We’re all here because we understand the potential of Spark for heavy-weight distributed processing. But how does one migrate an 8-years-old, single-server, MySQL-based legacy system to such new shiny frameworks? How do you accurately preserve the behavior of a system consuming Gigabytes of data every day, hiding numerous undocumented implicit gotchas and changing constantly, while shifting to brand new development paradigms? In this talk I’ll present Kenshoo’s attempt at this challenge, where we migrated a legacy aggregation system to Spark. Our solutions include heavy usage of metrics and graphite for analyzing production data; “local-mode” client enabling reuse of legacy tests suits; data validations using side-by-side execution; and maximum reuse of code through refactoring and composition. Some of these solutions use Spark-specific characteristics and features. This talk is especially useful for developers and managers trying to understand how to “make the jump” into the distributed world with their existing systems, without breaking their user’s data. We believe that the set of dilemmas and solutions we’ve encountered is common to many legacy production systems, and therefore might help mitigate some of the risk of making such a change, eventually getting more people to join Spark’s user community.

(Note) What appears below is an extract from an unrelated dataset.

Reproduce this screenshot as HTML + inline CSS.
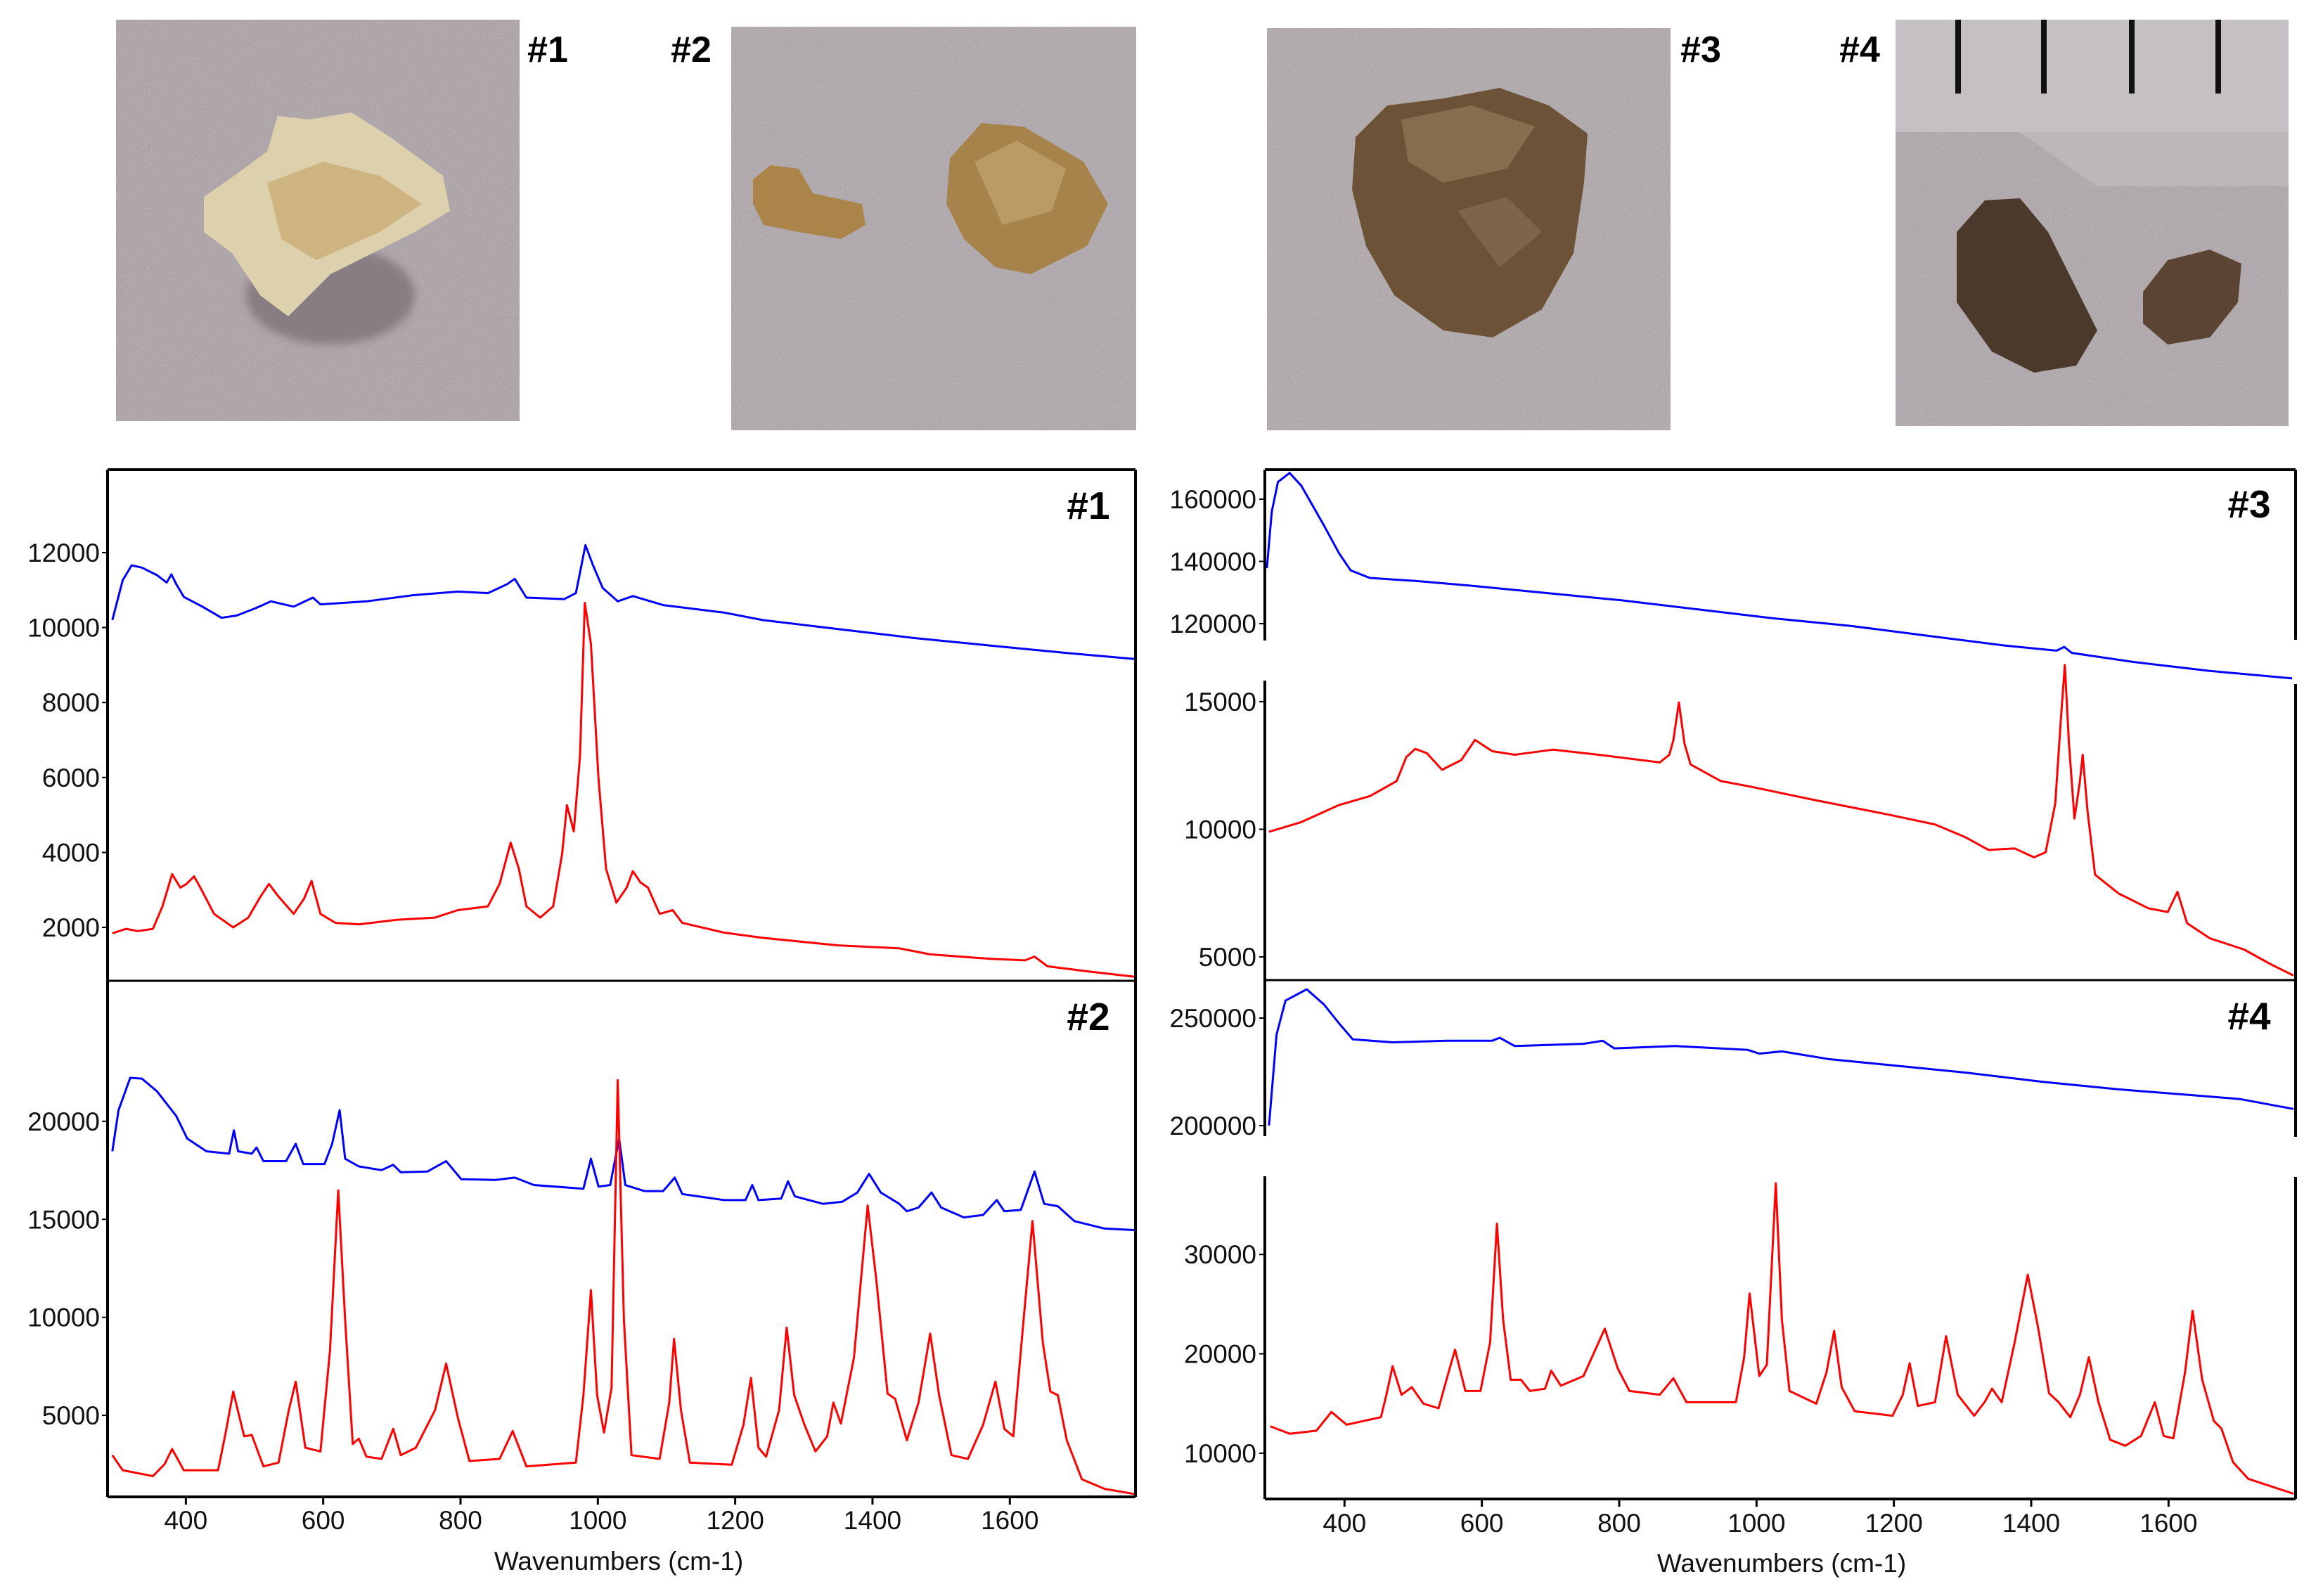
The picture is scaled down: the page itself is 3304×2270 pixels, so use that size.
<!DOCTYPE html>
<html><head><meta charset="utf-8"><style>
html,body{margin:0;padding:0;background:#fff;}
body{width:3304px;height:2270px;position:relative;overflow:hidden;font-family:"Liberation Sans",Arial,sans-serif;}
svg{position:absolute;left:0;top:0;}
</style></head><body>
<svg id="fig" width="3304" height="2270" viewBox="0 0 3304 2270" xmlns="http://www.w3.org/2000/svg">
<defs>
<filter id="speckle" x="0" y="0" width="100%" height="100%">
<feTurbulence type="fractalNoise" baseFrequency="0.9" numOctaves="2" seed="3" result="n"/>
<feColorMatrix type="matrix" values="0 0 0 0 1  0 0 0 0 1  0 0 0 0 1  1.2 0 0 0 -0.45" in="n"/>
</filter>
<filter id="blur6"><feGaussianBlur stdDeviation="6"/></filter>
</defs>
<g id="photos">
<g>
<rect x="165" y="28" width="574" height="571" fill="#a79ea2"/>
<rect x="165" y="28" width="574" height="571" filter="url(#speckle)" opacity="0.55"/>
<ellipse cx="470" cy="420" rx="120" ry="70" fill="#6e6468" opacity="0.6" filter="url(#blur6)"/>
<path d="M290 280 L340 245 L380 215 L395 165 L440 170 L500 160 L555 195 L630 250 L640 300 L590 330 L530 360 L470 390 L410 450 L370 420 L330 360 L290 330 Z" fill="#ddd0ad"/>
<path d="M380 260 L460 230 L540 250 L600 290 L540 330 L450 370 L400 340 Z" fill="#c9ad75" opacity="0.8"/>
</g>
<g>
<rect x="1040" y="38" width="576" height="574" fill="#a9a2a6"/>
<rect x="1040" y="38" width="576" height="574" filter="url(#speckle)" opacity="0.55"/>
<path d="M1071 255 L1096 235 L1136 240 L1156 275 L1226 290 L1231 320 L1196 340 L1136 330 L1086 320 L1071 290 Z" fill="#aa8448"/>
<path d="M1351 225 L1396 175 L1456 180 L1541 230 L1576 290 L1546 350 L1466 390 L1416 380 L1371 340 L1346 290 Z" fill="#a5834a"/>
<path d="M1386 230 L1446 200 L1516 240 L1496 300 L1426 320 Z" fill="#c3a470" opacity="0.7"/>
</g>
<g>
<rect x="1802" y="40" width="574" height="572" fill="#aaa3a6"/>
<rect x="1802" y="40" width="574" height="572" filter="url(#speckle)" opacity="0.55"/>
<path d="M1928 195 L1973 150 L2053 140 L2133 125 L2203 150 L2258 190 L2253 260 L2238 360 L2193 440 L2123 480 L2053 470 L1983 420 L1943 350 L1923 270 Z" fill="#6c5337"/>
<path d="M1993 170 L2093 150 L2183 180 L2143 240 L2053 260 L2003 230 Z" fill="#8e7454" opacity="0.8"/>
<path d="M2073 300 L2143 280 L2193 330 L2133 380 Z" fill="#8a7255" opacity="0.6"/>
</g>
<g>
<rect x="2696" y="28" width="559" height="578" fill="#a9a2a6"/>
<rect x="2696" y="28" width="559" height="578" filter="url(#speckle)" opacity="0.55"/>
<rect x="2696" y="28" width="559" height="160" fill="#c5c0c3"/>
<path d="M2873 188 L3255 188 L3255 265 L2983 265 Z" fill="#bdb7ba"/>
<rect x="2781" y="28" width="8" height="105" fill="#111"/>
<rect x="2903" y="28" width="8" height="105" fill="#111"/>
<rect x="3028" y="28" width="8" height="105" fill="#111"/>
<rect x="3151" y="28" width="8" height="105" fill="#111"/>
<path d="M2783 330 L2823 285 L2873 282 L2913 330 L2983 470 L2953 520 L2893 530 L2833 500 L2783 430 Z" fill="#4b392b"/>
<path d="M3048 415 L3083 370 L3143 355 L3188 375 L3183 430 L3143 480 L3083 490 L3048 460 Z" fill="#5b4434"/>
</g>
<text x="779" y="88" font-size="52" font-weight="bold" text-anchor="middle">#1</text>
<text x="983" y="88" font-size="52" font-weight="bold" text-anchor="middle">#2</text>
<text x="2419" y="88" font-size="52" font-weight="bold" text-anchor="middle">#3</text>
<text x="2645" y="88" font-size="52" font-weight="bold" text-anchor="middle">#4</text>
</g>
<g id="charts"></g>
</svg>
<script>
// ---- data: wavenumber (cm-1) and intensity arrays ----
const xTicks = [400,600,800,1000,1200,1400,1600];
const s1BlueX = [293,308,321,336,358,372,379,386,397,424,452,474,502,524,557,585,596,663,729,796,840,868,879,896,951,968,982,993,1007,1029,1051,1095,1184,1240,1350,1461,1572,1683,1783];
const s1BlueY = [10200,11260,11660,11600,11400,11200,11420,11160,10820,10560,10260,10320,10520,10700,10560,10800,10620,10700,10860,10960,10920,11160,11300,10800,10760,10920,12200,11660,11060,10700,10840,10600,10400,10200,9960,9720,9520,9320,9160];
const s1RedX = [293,313,330,352,366,380,392,401,412,424,441,469,491,508,521,535,557,572,583,596,618,652,707,763,796,840,857,873,885,896,916,935,948,955,965,974,981,990,1001,1012,1027,1042,1051,1062,1073,1090,1109,1123,1184,1240,1350,1439,1484,1572,1622,1636,1655,1716,1783];
const s1RedY = [1840,1960,1900,1960,2560,3420,3060,3160,3360,2960,2360,2000,2260,2800,3160,2820,2360,2760,3240,2360,2120,2080,2200,2260,2460,2560,3160,4260,3560,2560,2260,2560,3960,5260,4560,6560,10660,9560,5960,3560,2660,3060,3500,3200,3060,2360,2460,2120,1860,1720,1520,1440,1280,1160,1120,1220,960,820,680];
const s2BlueX = [293,302,319,336,358,386,402,430,463,470,476,496,503,513,546,560,571,602,613,624,632,652,685,702,713,752,779,801,851,879,907,979,990,1001,1018,1031,1040,1068,1095,1112,1123,1184,1215,1225,1234,1267,1277,1287,1328,1356,1378,1395,1412,1439,1450,1467,1486,1500,1533,1561,1581,1592,1616,1636,1650,1670,1694,1738,1783];
const s2BlueY = [18470,20570,22220,22180,21530,20270,19120,18470,18350,19540,18470,18350,18660,17970,17970,18850,17820,17820,18850,20570,18090,17700,17510,17780,17400,17440,17970,17050,17010,17130,16750,16560,18090,16670,16750,19120,16750,16440,16440,17130,16290,15980,15980,16750,15980,16060,16940,16170,15790,15900,16370,17320,16370,15790,15410,15600,16370,15600,15100,15220,15980,15410,15480,17440,15790,15670,14910,14530,14450];
const s2RedX = [293,308,352,369,380,397,447,458,469,485,496,513,535,550,560,574,596,610,622,632,643,652,663,685,702,713,735,763,779,796,813,857,876,896,968,979,990,999,1009,1020,1029,1038,1049,1090,1104,1111,1121,1134,1195,1212,1223,1234,1245,1264,1275,1286,1301,1317,1334,1343,1354,1373,1393,1406,1422,1433,1450,1467,1484,1497,1515,1539,1561,1579,1592,1605,1620,1633,1648,1659,1670,1683,1705,1738,1783];
const s2RedY = [2970,2200,1900,2510,3280,2200,2200,4120,6220,3930,4000,2400,2590,5270,6720,3350,3160,8330,16480,9860,3540,3810,2890,2780,4310,2970,3350,5270,7640,4890,2670,2780,4200,2400,2590,6030,11390,6030,4120,6410,22100,9860,2970,2780,5650,8900,5270,2590,2480,4510,6910,3350,2890,5270,9480,6030,4510,3160,3930,5650,4580,7950,15710,11770,6110,5840,3730,5650,9170,6030,2970,2780,4510,6720,4310,3930,9860,14910,8710,6220,6030,3730,1740,1250,980];
const s3BlueX = [287,294,303,320,337,370,392,409,437,503,581,692,804,915,1026,1137,1248,1360,1437,1448,1459,1548,1660,1780];
const s3BlueY = [137830,155900,165540,168430,164340,151570,142650,137100,134700,133730,132280,129880,127470,124570,121680,119270,116140,113000,111320,112520,110600,107700,104810,102400];
const s3RedX = [290,337,392,437,476,490,503,520,542,570,590,615,648,704,770,859,873,879,887,895,904,948,993,1082,1193,1260,1304,1338,1376,1404,1421,1435,1443,1449,1455,1463,1471,1475,1482,1493,1527,1571,1599,1613,1627,1660,1710,1749,1782];
const s3RedY = [9900,10280,10950,11300,11890,12830,13150,12980,12330,12710,13500,13060,12920,13120,12920,12620,12920,13500,14970,13360,12540,11890,11660,11160,10570,10190,9690,9190,9250,8900,9100,11010,14240,16440,13360,10420,11890,12920,10720,8220,7490,6900,6760,7550,6320,5730,5290,4710,4270];
const s4BlueX = [290,301,314,345,370,392,412,470,548,615,626,648,748,776,793,881,987,1004,1037,1104,1193,1304,1415,1526,1637,1704,1782];
const s4BlueY = [200020,242260,258100,263380,256340,247540,240140,238740,239440,239440,240850,236980,238030,239440,235920,236980,235220,233460,234510,230990,228180,224660,220430,216910,214100,212340,207760];
const s4RedX = [292,320,359,381,403,453,461,470,483,498,515,537,550,561,576,598,612,622,631,642,657,670,692,701,715,748,779,798,815,859,879,898,970,982,990,1004,1015,1028,1037,1048,1087,1102,1113,1124,1143,1198,1213,1223,1235,1260,1276,1293,1317,1332,1343,1357,1376,1395,1410,1426,1440,1457,1471,1484,1498,1515,1537,1560,1580,1593,1607,1624,1635,1649,1666,1677,1694,1716,1749,1782];
const s4RedY = [12710,11960,12260,14150,12860,13620,15880,18750,15880,16640,14980,14520,17770,20410,16260,16260,21170,33100,23430,17390,17390,16260,16490,18300,16790,17770,22530,18520,16260,15880,17540,15130,15130,19660,26070,17770,18900,37170,23430,16260,14980,18150,22300,16640,14220,13770,15880,19050,14750,15130,21770,15880,13770,15130,16490,15130,21170,27960,22680,16030,15130,13620,15880,19660,15130,11350,10750,11730,15130,11730,11500,18150,24340,17390,13240,12480,9090,7420,6670,5920];
const p1Ticks = [2000,4000,6000,8000,10000,12000];
const p2Ticks = [5000,10000,15000,20000];
const p3bTicks = [120000,140000,160000];
const p3rTicks = [5000,10000,15000];
const p4bTicks = [200000,250000];
const p4rTicks = [10000,20000,30000];

// ---- layout ----
const NS = 'http://www.w3.org/2000/svg';
const root = document.getElementById('charts');
function mk(tag, attrs, parent){const e=document.createElementNS(NS,tag);for(const k in attrs)e.setAttribute(k,attrs[k]);(parent||root).appendChild(e);return e;}
function xScale(x0,x1,d0,d1){return v=>x0+(v-d0)/(d1-d0)*(x1-x0);}
function yScale(top,bot,dmin,dmax){return v=>bot-(v-dmin)/(dmax-dmin)*(bot-top);}
const L={x0:153,x1:1615}, R={x0:1799,x1:3265};
const xL=xScale(L.x0,L.x1,286,1783), xR=xScale(R.x0,R.x1,284,1785);

function series(xs,ys,sx,sy,color,name){
  let d='';
  for(let i=0;i<xs.length;i++){d+=(i?'L':'M')+sx(xs[i]).toFixed(1)+' '+sy(ys[i]).toFixed(1);}
  const p=mk('path',{d:d,fill:'none',stroke:color,'stroke-width':3,'stroke-linejoin':'round'});
  
  
}
function yAxis(x,top,bot,sy,ticks,name,labelX){
  const g=mk('g',{});
  
  
  mk('line',{x1:x,y1:top,x2:x,y2:bot,stroke:'#000','stroke-width':4},g);
  ticks.forEach(t=>{
    const y=sy(t);
    mk('line',{x1:x-8,y1:y,x2:x,y2:y,stroke:'#000','stroke-width':2},g);
    const tx=mk('text',{x:labelX,y:y+13,'font-size':37,'text-anchor':'end',fill:'#111'},g);
    tx.textContent=t;
    
    
  });
}
function xAxisLabels(sx,axisY,y,cx,ty){
  xTicks.forEach(t=>{
    mk('line',{x1:sx(t),y1:axisY,x2:sx(t),y2:axisY+11,stroke:'#000','stroke-width':3});
    const tx=mk('text',{x:sx(t),y:y,'font-size':37,'text-anchor':'middle',fill:'#111'});
    tx.textContent=t;
    
    
  });
  const tt=mk('text',{x:cx,y:ty,'font-size':37,'text-anchor':'middle',fill:'#111'});
  tt.textContent='Wavenumbers (cm-1)';
  
  
}
function hline(x1,x2,y,w){mk('line',{x1:x1,y1:y,x2:x2,y2:y,stroke:'#000','stroke-width':w||3});}
function vline(x,y1,y2){mk('line',{x1:x,y1:y1,x2:x,y2:y2,stroke:'#000','stroke-width':4});}
function label(txt,x,y,name){const t=mk('text',{x:x,y:y,'font-size':55,'font-weight':'bold','text-anchor':'middle'});t.textContent=txt;}

// Left: panel #1 and #2
const y1=yScale(668,1395,574,14214);
const y2=yScale(1395,2129,842,27168);
series(s1BlueX,s1BlueY,xL,y1,'#0000ff','spectrum-1-blue');
series(s1RedX,s1RedY,xL,y1,'#ff0000','spectrum-1-red');
series(s2BlueX,s2BlueY,xL,y2,'#0000ff','spectrum-2-blue');
series(s2RedX,s2RedY,xL,y2,'#ff0000','spectrum-2-red');
hline(L.x0,L.x1,668,4);hline(L.x0,L.x1,1395,3);hline(L.x0,L.x1,2129,4);vline(L.x1,668,2129);
yAxis(L.x0,668,1395,y1,p1Ticks,'y-axis-panel-1',142);
yAxis(L.x0,1395,2129,y2,p2Ticks,'y-axis-panel-2',142);
label('#1',1548,738,'panel-label-1');
label('#2',1548,1465,'panel-label-2');
xAxisLabels(xL,2129,2175,880,2233);

// Right: panel #3 and #4
const y3b=yScale(668,911,114576,169492);
const y3r=yScale(968,1393,4118,15826);
const y4b=yScale(1393,1616,195098,267974);
const y4r=yScale(1673,2132,5390,37872);
series(s3BlueX,s3BlueY,xR,y3b,'#0000ff','spectrum-3-blue');
series(s3RedX,s3RedY,xR,y3r,'#ff0000','spectrum-3-red');
series(s4BlueX,s4BlueY,xR,y4b,'#0000ff','spectrum-4-blue');
series(s4RedX,s4RedY,xR,y4r,'#ff0000','spectrum-4-red');
hline(R.x0,R.x1,668,4);hline(R.x0,R.x1,1394,3);hline(R.x0,R.x1,2132,4);
vline(R.x1,668,910);vline(R.x1,973,1617);vline(R.x1,1674,2132);
yAxis(R.x0,668,911,y3b,p3bTicks,'y-axis-panel-3-blue',1787);
yAxis(R.x0,968,1393,y3r,p3rTicks,'y-axis-panel-3-red',1787);
yAxis(R.x0,1393,1616,y4b,p4bTicks,'y-axis-panel-4-blue',1787);
yAxis(R.x0,1673,2132,y4r,p4rTicks,'y-axis-panel-4-red',1787);
label('#3',3199,736,'panel-label-3');
label('#4',3199,1464,'panel-label-4');
xAxisLabels(xR,2132,2179,2534,2236);
</script>
</body></html>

Architect and developer for 10 years. Joined the Kenshoo team at the very beginning, playing various roles (developer, dev team lead, chief architect and architect), nowadays focused on scaling out our enterprise solutions, from whiteboard brainstorming to hands-on coding. Mostly Java oriented, but shifting to Scala and loving it.
Lead Software Developer with 6 years of experience in the IDF and over 2 years at Kenshoo. I do most of my coding in Java and Scala, but I'd take Scala any day of the week. Would love to share my two cents from our experience with Spark.